E assistir “Amanhã Chegou” nos cinemas é provavelmente um dos remédios mais suaves e efetivos que poderiam ser receitados a nossa nação no momento. Vá ao cinema e pague o ingresso para assistir o filme uma vez, se as pérolas de sabedoria de cada um dos especialistas e envolvidos na luta pela preservação de nossa terra e nosso futuro, reunidas pela direção de Renata Simões, não encantar o espectador com suas possíveis epifanias, este, provavelmente, não terá o desejo de retornar à sala para fazer uma segunda leitura de todos aqueles discursos iluminadores, então, o que temos à fazer é ter uma pequena esperança nessa semente de educação que pode vir a florescer no companheiro. Mesmo que este continue vivendo por meio de muita toxinas, alguns fatos poderão começar a fazer sentido aos poucos.
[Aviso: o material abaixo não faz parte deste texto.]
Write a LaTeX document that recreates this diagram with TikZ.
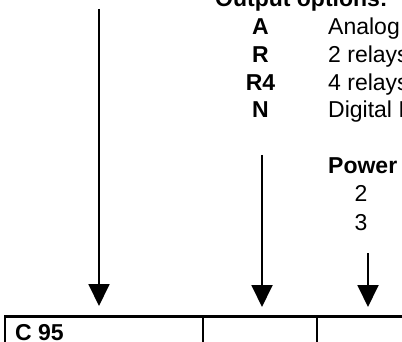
\documentclass[tikz,border=0pt]{standalone}
\usepackage{fontspec}
\setmainfont{Liberation Sans}
\usetikzlibrary{arrows.meta}
\tikzset{
  txt/.style={inner sep=0pt, font=\fontsize{23}{28}\selectfont},
  code/.style={txt, font=\fontsize{23}{28}\selectfont\bfseries, anchor=base},
  desc/.style={txt, anchor=base west},
  ptr/.style={line width=1.9pt, -{Triangle[width=21pt,length=22pt]}},
  tbl/.style={line width=2.4pt}
}
\begin{document}
\begin{tikzpicture}[x=1pt,y=-1pt]
\useasboundingbox (0,0) rectangle (402,342);
\clip (0,0) rectangle (402,342);
% heading and options
\node[desc, font=\fontsize{23}{28}\selectfont\bfseries] (hd) at (215,7) {Output options:};
\node[code] (cA) at (260.5,35) {A};
\node[desc] (dA) at (328,35) {Analog};
\node[code] (cR) at (260.5,63) {R};
\node[desc] (dR) at (328,63) {2 relays};
\node[code] (cR4) at (260.5,91) {R4};
\node[desc] (dR4) at (328,91) {4 relays};
\node[code] (cN) at (260.5,118) {N};
\node[desc] (dN) at (328,118) {Digital I};
% power
\node[desc, font=\fontsize{23}{28}\selectfont\bfseries] (pw) at (328,174) {Power};
\node[txt, anchor=base] (p2) at (361,202) {2};
\node[txt, anchor=base] (p3) at (361,230) {3};
% arrows
\coordinate (s1) at (99,9);
\coordinate (e1) at (99,306);
\coordinate (s2) at (262,155);
\coordinate (e2) at (262,307);
\coordinate (s3) at (368,253);
\coordinate (e3) at (368,307);
\draw[ptr] (s1) -- (e1);
\draw[ptr] (s2) -- (e2);
\draw[ptr] (s3) -- (e3);
% table
\coordinate (tl) at (5,316.5);
\coordinate (tr) at (410,316.5);
\coordinate (d1) at (203,316.5);
\coordinate (d2) at (317,316.5);
\draw[tbl] (tr) -- (tl) -- (5,350);
\draw[tbl] (d1) -- (203,350);
\draw[tbl] (d2) -- (317,350);
\node[desc, font=\fontsize{23}{28}\selectfont\bfseries] (c95) at (15,340.5) {C 95};
\end{tikzpicture}
\end{document}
O filme faz uso da própria linguagem de discurso de merchandising que tenta desmontar para, justamente, ter acesso a este público alvo de uma maneira anti-subversiva (acaba se afogando nesta tática e acaba quase caindo na fachada de um programa da Vice ou da Vox de uma hora de duração viciado demais em imitar gruas com drones), indo de cara a favor do menor denominador comum, sem tomar qualquer tipo de sentença que possa anexá-lo a algum movimento partidário, trazendo apenas em alto e bom som o fato de que entre agosto de 2015 e julho de 2016, a Amazônia perdeu 7.989 km² (equivalente a 1,14 milhão de campos de futebol), um aumento de cerca de 30% em relação ao ano anterior. O Brasil é o segundo país que mais mata ambientalistas, e eu sei que quem não tá nem aí para a terra em que vive não vai ligar para quase nada deste texto, mas, acredito que seja uma boa ouvir da boca de Eliane Brum a síntese do porque “a conta vai cair no bolso dos pobres” e “todos nós teremos que perder” caso uma das propostas de governo de um certo candidato seja simplesmente “investir em minérios” e nada mais.